10. The Wolf of Wall Street
Martin Scorsese’s latest film has come under fire by many who criticize it for not telling its audience enough that the main characters are bad people. Sure, The Wolf of Wall Street likes to have fun, and the film is all the better for it as it’s a nice blast of energy in the middle of all of the prestige fare in theaters right now. However, at its heart, The Wolf of Wall Street is a dark satire on what America really is about. Scorsese doesn’t hit you over the head with it (which is why so many people are overlooking this component), but that is the sign of a true master of filmmaking.
9. Spring Breakers
Harmony Korine’s exploration of the life of today’s teenagers was pretty to look at (and I’m not just talking about all of the hot bodies but the Malick-ian like visual style too), but what really makes this film special is how unapologetic it is in its view of the culture the next generation is creating. It also helps that it has a great performance at its center with James Franco as the gangster-rapper Alien.
8. The Way, Way Back
Ultimately, The Way, Way Back is your typical coming-of-age film. However, a top-notch script from Oscar-winners Jim Rash & Nat Faxon (who also make their directorial debuts with the film) and a stalwart cast featuring Sam Rockwell, Allison Janney, Maya Rudolph and Steve Carell (who is great here playing against type) bring this film to the next level.
7. This is the End
A comedy film about celebrities playing themselves during the apocalypse could have gone in so many different ways. Yet This is the End is not only funny (it’s hysterical actually) but it might also has more character development than all of the other comedies released this year combined. The friendship of Seth Rogen and Jay Baruchel is the best of the year and James Franco, Jonah Hill, Craig Robinson and (especially) Danny McBride do great work in supporting roles.
6. Iron Man Three
With Iron Man Three, a blockbuster trilogy hasn’t closed so well since The Lord of the Rings: The Return of the King. Newcomer (to the series) Shane Black found a way to maintain what made the previous Iron Man films great while still being able to find an arc for Tony Stark that worked well as a conclusion. Iron Man Three just goes to show you that a great concluding act can change an okay trilogy into a great trilogy.
5. Drinking Buddies
There seems to have been many romantic dramas released in 2013. One of the best was Joe Swanberg’s Drinking Buddies. Drinking Buddies finds a way to be fun, dramatic, charming and original. It has a surprisingly great cast led by career best work from Olivia Wilde, and it takes one of the genres most common clichés (people being meant to be together) and completely flips it on its head.
4. The Spectacular Now
Ultimately, The Spectacular Now makes some safe decisions in its adaptation from book to screen. Yet there is just so much to like in this film of teenage romance to let that effect your viewing of it. The film’s cast is one of the best of the year, and Miles Teller and Shailene Woodley show why they are two of the best and brightest of the next generation of actors while creating one of the most memorable onscreen couples.

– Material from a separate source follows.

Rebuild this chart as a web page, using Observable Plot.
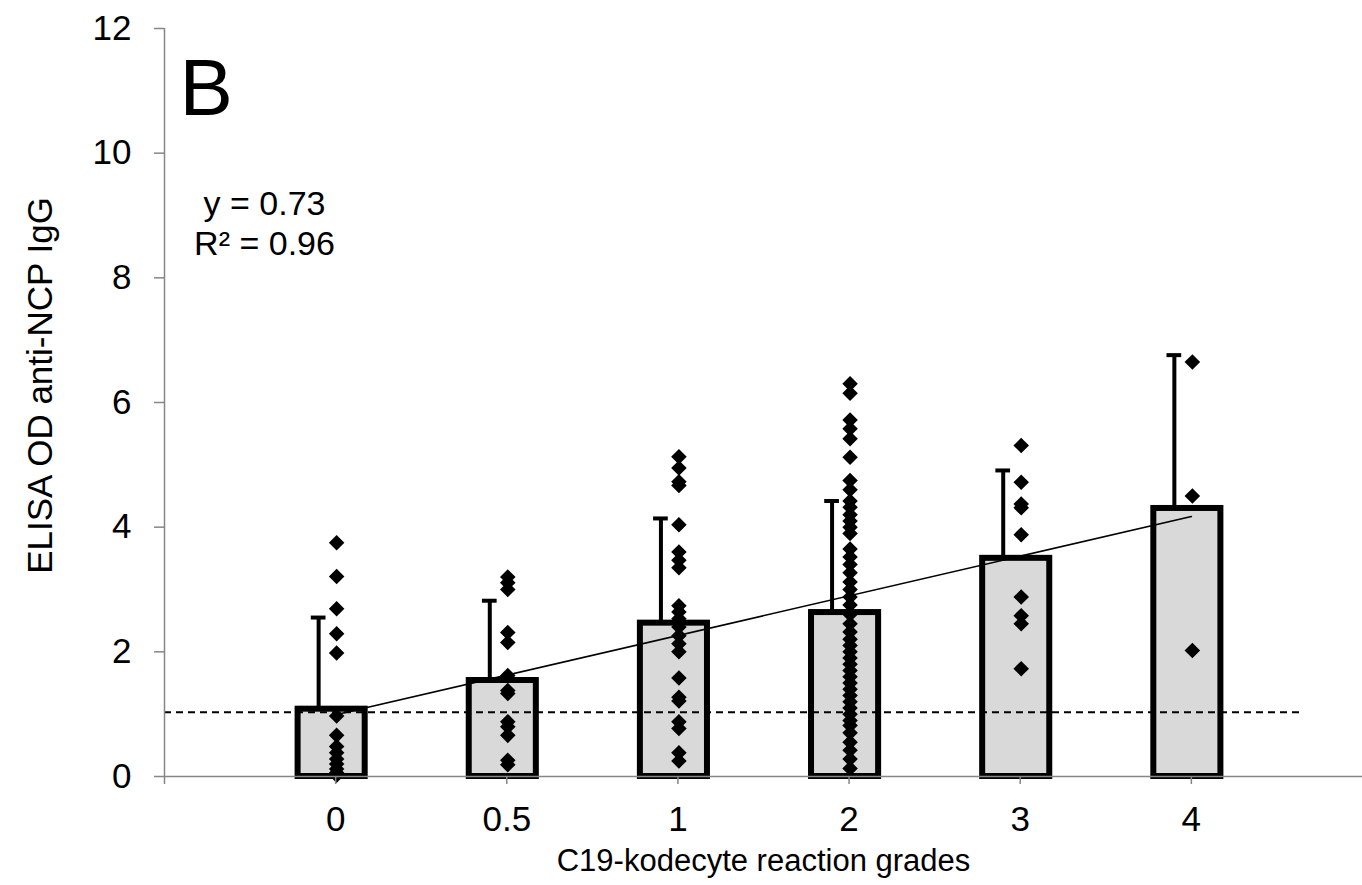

3. The Hobbit: The Desolation of Smaug
The Hobbit: The Desolation of Smaug might not be as good as its unfairly maligned predecessor, but this film once again shows that Peter Jackson is the master of world-building as he introduces us to such unique places as Mirkwood and Esgaroth. This film also shows that Jackson still knows how to direct an action set-piece (the Mirkwood spider attack and the barrel chase) and the film also might contain one of the most interesting characters in Jackson’s entire filmography in the young elf warrior Tauriel (played wonderfully by Evangeline Lilly).
2. Before Midnight
I was only introduced to the Before… Trilogy this year, but I was immediately hooked into Jesse and Celine’s romantic adventures in European settings. Before Midnight may be the best film of the entire trilogy. It definitely takes the most risks out of the three films as Jesse and Celine’s story reaches more ambiguous and darker territory. Ethan Hawke and Julie Delpy are better than ever, and I can’t wait to see their next collaboration with Richard Linklater.
Alfonso Cuaron has always been a great film away from becoming one of my favorite directors ever. Gravity is that great film, and while I may still prefer Children of Men, Cuaron proves that he is one of the greatest visual storytellers we have. Gravity is not only a tour-de-force in visual filmmaking, but it also has a great storyline that is easy to get invested in. From the jaw-dropping opening scene to the odes to 2001: A Space Odyssey to the triumphant ending there is just too much to like in this film to not put it at number one on this list.